» Supplied information:
──────────────────────────────

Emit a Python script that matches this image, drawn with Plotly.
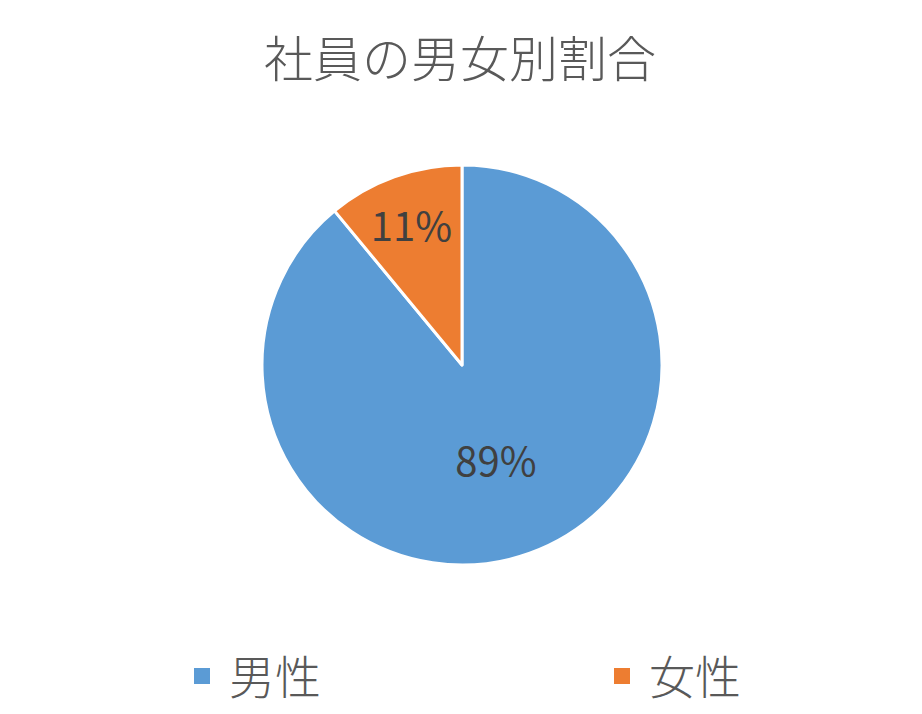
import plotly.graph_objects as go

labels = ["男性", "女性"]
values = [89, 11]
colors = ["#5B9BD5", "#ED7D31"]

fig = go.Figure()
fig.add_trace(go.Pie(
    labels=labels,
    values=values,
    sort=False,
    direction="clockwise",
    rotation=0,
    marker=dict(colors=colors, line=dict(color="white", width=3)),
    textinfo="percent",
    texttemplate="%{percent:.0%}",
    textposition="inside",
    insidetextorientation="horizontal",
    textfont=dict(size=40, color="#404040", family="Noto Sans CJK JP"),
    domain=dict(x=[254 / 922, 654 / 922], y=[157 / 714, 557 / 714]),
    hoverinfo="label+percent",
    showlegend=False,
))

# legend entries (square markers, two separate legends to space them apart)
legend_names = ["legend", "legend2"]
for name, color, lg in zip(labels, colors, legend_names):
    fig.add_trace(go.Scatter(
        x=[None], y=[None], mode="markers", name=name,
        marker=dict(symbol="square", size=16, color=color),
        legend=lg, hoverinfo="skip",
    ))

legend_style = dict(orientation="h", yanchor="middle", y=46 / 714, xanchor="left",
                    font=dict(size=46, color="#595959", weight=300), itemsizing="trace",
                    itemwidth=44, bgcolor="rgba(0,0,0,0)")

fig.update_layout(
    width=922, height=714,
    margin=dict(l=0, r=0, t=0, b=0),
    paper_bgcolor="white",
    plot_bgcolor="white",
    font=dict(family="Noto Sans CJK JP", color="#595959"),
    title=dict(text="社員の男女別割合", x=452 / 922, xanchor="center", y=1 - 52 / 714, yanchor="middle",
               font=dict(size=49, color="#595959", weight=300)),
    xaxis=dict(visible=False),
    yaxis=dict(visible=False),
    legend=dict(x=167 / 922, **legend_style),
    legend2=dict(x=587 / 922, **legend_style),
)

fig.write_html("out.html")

──────────────────────────────

» Work to complete:
Retype everything in the material word for word, minus pictures.

» Exercise output:
Emit a Python script that matches this image, drawn with Plotly.
import plotly.graph_objects as go

labels = ["男性", "女性"]
values = [89, 11]
colors = ["#5B9BD5", "#ED7D31"]

fig = go.Figure()
fig.add_trace(go.Pie(
    labels=labels,
    values=values,
    sort=False,
    direction="clockwise",
    rotation=0,
    marker=dict(colors=colors, line=dict(color="white", width=3)),
    textinfo="percent",
    texttemplate="%{percent:.0%}",
    textposition="inside",
    insidetextorientation="horizontal",
    textfont=dict(size=40, color="#404040", family="Noto Sans CJK JP"),
    domain=dict(x=[254 / 922, 654 / 922], y=[157 / 714, 557 / 714]),
    hoverinfo="label+percent",
    showlegend=False,
))

# legend entries (square markers, two separate legends to space them apart)
legend_names = ["legend", "legend2"]
for name, color, lg in zip(labels, colors, legend_names):
    fig.add_trace(go.Scatter(
        x=[None], y=[None], mode="markers", name=name,
        marker=dict(symbol="square", size=16, color=color),
        legend=lg, hoverinfo="skip",
    ))

legend_style = dict(orientation="h", yanchor="middle", y=46 / 714, xanchor="left",
                    font=dict(size=46, color="#595959", weight=300), itemsizing="trace",
                    itemwidth=44, bgcolor="rgba(0,0,0,0)")

fig.update_layout(
    width=922, height=714,
    margin=dict(l=0, r=0, t=0, b=0),
    paper_bgcolor="white",
    plot_bgcolor="white",
    font=dict(family="Noto Sans CJK JP", color="#595959"),
    title=dict(text="社員の男女別割合", x=452 / 922, xanchor="center", y=1 - 52 / 714, yanchor="middle",
               font=dict(size=49, color="#595959", weight=300)),
    xaxis=dict(visible=False),
    yaxis=dict(visible=False),
    legend=dict(x=167 / 922, **legend_style),
    legend2=dict(x=587 / 922, **legend_style),
)

fig.write_html("out.html")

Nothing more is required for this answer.